--- Begin Data ---

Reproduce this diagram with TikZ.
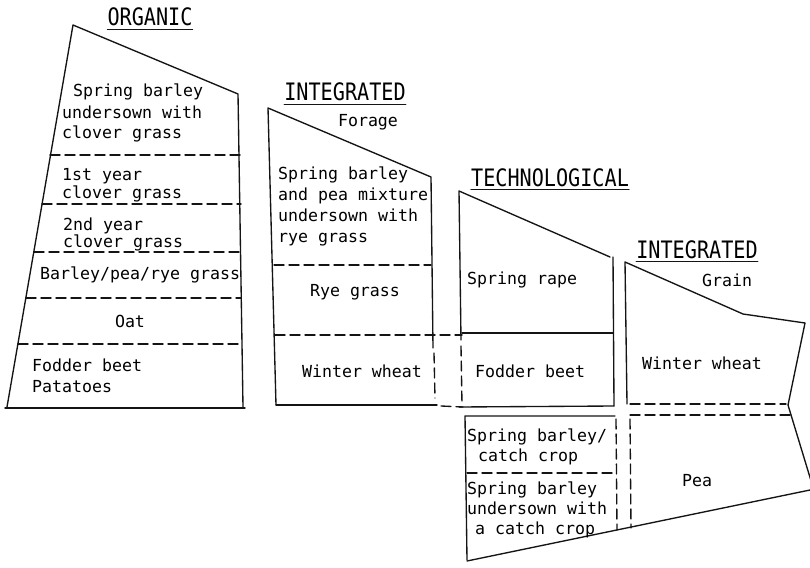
\documentclass[tikz,border=0pt]{standalone}
\usepackage{fontspec}
\newfontfamily\monofont{DejaVu Sans Mono}
\newfontfamily\titlefont[FakeStretch=0.84]{DejaVu Sans Mono}
\tikzset{
  ln/.style={line width=1.35pt, line cap=round, line join=round, draw=black!92},
  dsh/.style={ln, dash pattern=on 10pt off 5pt},
  txt/.style={font=\monofont\fontsize{16.6}{21}\selectfont, inner sep=0pt, anchor=west,
              text height=12pt, text depth=4pt, text=black},
  ctxt/.style={txt, anchor=center},
  ttl/.style={font=\titlefont\fontsize{24}{24}\selectfont, inner sep=0pt, anchor=base,
              text depth=0pt, text=black},
}
\newcommand{\ulin}[1]{\draw[ln, line width=1.1pt] ([yshift=-3pt]#1.south west) -- ([yshift=-3pt]#1.south east);}
\begin{document}
\begin{tikzpicture}[x=1pt,y=-1pt]
\useasboundingbox[fill=white] (0,0) rectangle (810,567);

% ---------- ORGANIC ----------
\node[ttl] (tOrg) at (150,26) {ORGANIC};
\ulin{tOrg}
\coordinate (oA) at (73,25);
\coordinate (oR) at (238,94);
\coordinate (oBR) at (243,407);
\coordinate (oBL) at (7,407);
\draw[ln] (oBL) -- (oA) -- (oR) -- (oBR);
\draw[ln] (5,408) -- (245,408);
\foreach \yy/\xx in {155/50, 204/42, 252/34, 298/26, 344/18}
  \draw[dsh] (\xx,\yy) -- (241,\yy);
\node[txt] (o1) at (73,93) {Spring barley};
\node[txt] (o2) at (62,114) {undersown with};
\node[txt] (o3) at (62,135) {clover grass};
\node[txt] (o4) at (62,176) {1st year};
\node[txt] (o5) at (62,194) {clover grass};
\node[txt] (o6) at (63,226) {2nd year};
\node[txt] (o7) at (63,243) {clover grass};
\node[txt] (o8) at (40,275) {Barley/pea/rye grass};
\node[ctxt] (o9) at (130,323) {Oat};
\node[txt] (o10) at (32,367) {Fodder beet};
\node[txt] (o11) at (32,388) {Patatoes};

% ---------- INTEGRATED Forage ----------
\node[ttl] (tFor) at (345,101) {INTEGRATED};
\ulin{tFor}
\coordinate (fA) at (268,108);
\coordinate (fR) at (431,177);
\coordinate (fBL) at (276,405);
\draw[ln] (fBL) -- (fA) -- (fR) -- (433,348);
\draw[dsh] (434,353) -- (435,398);
\draw[ln] (fBL) -- (437,405);
\draw[dsh] (441,406) -- (463,407);
\draw[dsh] (274,265) -- (431,265);
\draw[dsh] (275,335) -- (462,335);
\node[ctxt] (f0) at (368,122) {Forage};
\node[txt] (f1) at (278,175) {Spring barley};
\node[txt] (f2) at (278,196) {and pea mixture};
\node[txt] (f3) at (278,217) {undersown with};
\node[txt] (f4) at (278,238) {rye grass};
\node[ctxt] (f5) at (355,292) {Rye grass};
\node[ctxt] (f6) at (362,373) {Winter wheat};

% ---------- TECHNOLOGICAL ----------
\node[ttl] (tTec) at (550,186) {TECHNOLOGICAL};
\ulin{tTec}
\coordinate (tA) at (459,191);
\coordinate (tR) at (610,257);
\draw[ln] (461,340) -- (tA) -- (tR);
\draw[ln] (613,257) -- (614,406);
\draw[dsh] (461,346) -- (462,405);
\draw[ln] (462,333) -- (613,333);
\draw[ln] (459,407) -- (614,406);
% lower part
\draw[ln] (467,560) -- (465,416) -- (615,416);
\draw[dsh] (616,419) -- (617,530);
\draw[dsh] (467,473) -- (616,473);
\draw[ln] (467,561) -- (810,490);
\node[txt] (t1) at (467,280) {Spring rape};
\node[txt] (t2) at (475,373) {Fodder beet};
\node[txt] (t3) at (467,437) {Spring barley/};
\node[txt] (t4) at (478,457) {catch crop};
\node[txt] (t5) at (467,490) {Spring barley};
\node[txt] (t6) at (467,510) {undersown with};
\node[txt] (t7) at (475,530) {a catch crop};

% ---------- INTEGRATED Grain ----------
\node[ttl] (tGra) at (697,258) {INTEGRATED};
\ulin{tGra}
\coordinate (gA) at (625,262);
\draw[ln] (627,404) -- (gA) -- (743,314) -- (805,323) -- (788,405) -- (812,484);
\draw[dsh] (630,404) -- (786,404);
\draw[dsh] (630,415) -- (790,415);
\draw[dsh] (630,419) -- (631,528);
\node[ctxt] (g0) at (727,282) {Grain};
\node[ctxt] (g1) at (702,365) {Winter wheat};
\node[ctxt] (g2) at (697,482) {Pea};
\end{tikzpicture}
\end{document}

--- End Data ---

:: Work to do ::
Extract the full listing exactly, with the pictures left out.

:: Solution for this problem ::
Reproduce this diagram with TikZ.
\documentclass[tikz,border=0pt]{standalone}
\usepackage{fontspec}
\newfontfamily\monofont{DejaVu Sans Mono}
\newfontfamily\titlefont[FakeStretch=0.84]{DejaVu Sans Mono}
\tikzset{
  ln/.style={line width=1.35pt, line cap=round, line join=round, draw=black!92},
  dsh/.style={ln, dash pattern=on 10pt off 5pt},
  txt/.style={font=\monofont\fontsize{16.6}{21}\selectfont, inner sep=0pt, anchor=west,
              text height=12pt, text depth=4pt, text=black},
  ctxt/.style={txt, anchor=center},
  ttl/.style={font=\titlefont\fontsize{24}{24}\selectfont, inner sep=0pt, anchor=base,
              text depth=0pt, text=black},
}
\newcommand{\ulin}[1]{\draw[ln, line width=1.1pt] ([yshift=-3pt]#1.south west) -- ([yshift=-3pt]#1.south east);}
\begin{document}
\begin{tikzpicture}[x=1pt,y=-1pt]
\useasboundingbox[fill=white] (0,0) rectangle (810,567);

% ---------- ORGANIC ----------
\node[ttl] (tOrg) at (150,26) {ORGANIC};
\ulin{tOrg}
\coordinate (oA) at (73,25);
\coordinate (oR) at (238,94);
\coordinate (oBR) at (243,407);
\coordinate (oBL) at (7,407);
\draw[ln] (oBL) -- (oA) -- (oR) -- (oBR);
\draw[ln] (5,408) -- (245,408);
\foreach \yy/\xx in {155/50, 204/42, 252/34, 298/26, 344/18}
  \draw[dsh] (\xx,\yy) -- (241,\yy);
\node[txt] (o1) at (73,93) {Spring barley};
\node[txt] (o2) at (62,114) {undersown with};
\node[txt] (o3) at (62,135) {clover grass};
\node[txt] (o4) at (62,176) {1st year};
\node[txt] (o5) at (62,194) {clover grass};
\node[txt] (o6) at (63,226) {2nd year};
\node[txt] (o7) at (63,243) {clover grass};
\node[txt] (o8) at (40,275) {Barley/pea/rye grass};
\node[ctxt] (o9) at (130,323) {Oat};
\node[txt] (o10) at (32,367) {Fodder beet};
\node[txt] (o11) at (32,388) {Patatoes};

% ---------- INTEGRATED Forage ----------
\node[ttl] (tFor) at (345,101) {INTEGRATED};
\ulin{tFor}
\coordinate (fA) at (268,108);
\coordinate (fR) at (431,177);
\coordinate (fBL) at (276,405);
\draw[ln] (fBL) -- (fA) -- (fR) -- (433,348);
\draw[dsh] (434,353) -- (435,398);
\draw[ln] (fBL) -- (437,405);
\draw[dsh] (441,406) -- (463,407);
\draw[dsh] (274,265) -- (431,265);
\draw[dsh] (275,335) -- (462,335);
\node[ctxt] (f0) at (368,122) {Forage};
\node[txt] (f1) at (278,175) {Spring barley};
\node[txt] (f2) at (278,196) {and pea mixture};
\node[txt] (f3) at (278,217) {undersown with};
\node[txt] (f4) at (278,238) {rye grass};
\node[ctxt] (f5) at (355,292) {Rye grass};
\node[ctxt] (f6) at (362,373) {Winter wheat};

% ---------- TECHNOLOGICAL ----------
\node[ttl] (tTec) at (550,186) {TECHNOLOGICAL};
\ulin{tTec}
\coordinate (tA) at (459,191);
\coordinate (tR) at (610,257);
\draw[ln] (461,340) -- (tA) -- (tR);
\draw[ln] (613,257) -- (614,406);
\draw[dsh] (461,346) -- (462,405);
\draw[ln] (462,333) -- (613,333);
\draw[ln] (459,407) -- (614,406);
% lower part
\draw[ln] (467,560) -- (465,416) -- (615,416);
\draw[dsh] (616,419) -- (617,530);
\draw[dsh] (467,473) -- (616,473);
\draw[ln] (467,561) -- (810,490);
\node[txt] (t1) at (467,280) {Spring rape};
\node[txt] (t2) at (475,373) {Fodder beet};
\node[txt] (t3) at (467,437) {Spring barley/};
\node[txt] (t4) at (478,457) {catch crop};
\node[txt] (t5) at (467,490) {Spring barley};
\node[txt] (t6) at (467,510) {undersown with};
\node[txt] (t7) at (475,530) {a catch crop};

% ---------- INTEGRATED Grain ----------
\node[ttl] (tGra) at (697,258) {INTEGRATED};
\ulin{tGra}
\coordinate (gA) at (625,262);
\draw[ln] (627,404) -- (gA) -- (743,314) -- (805,323) -- (788,405) -- (812,484);
\draw[dsh] (630,404) -- (786,404);
\draw[dsh] (630,415) -- (790,415);
\draw[dsh] (630,419) -- (631,528);
\node[ctxt] (g0) at (727,282) {Grain};
\node[ctxt] (g1) at (702,365) {Winter wheat};
\node[ctxt] (g2) at (697,482) {Pea};
\end{tikzpicture}
\end{document}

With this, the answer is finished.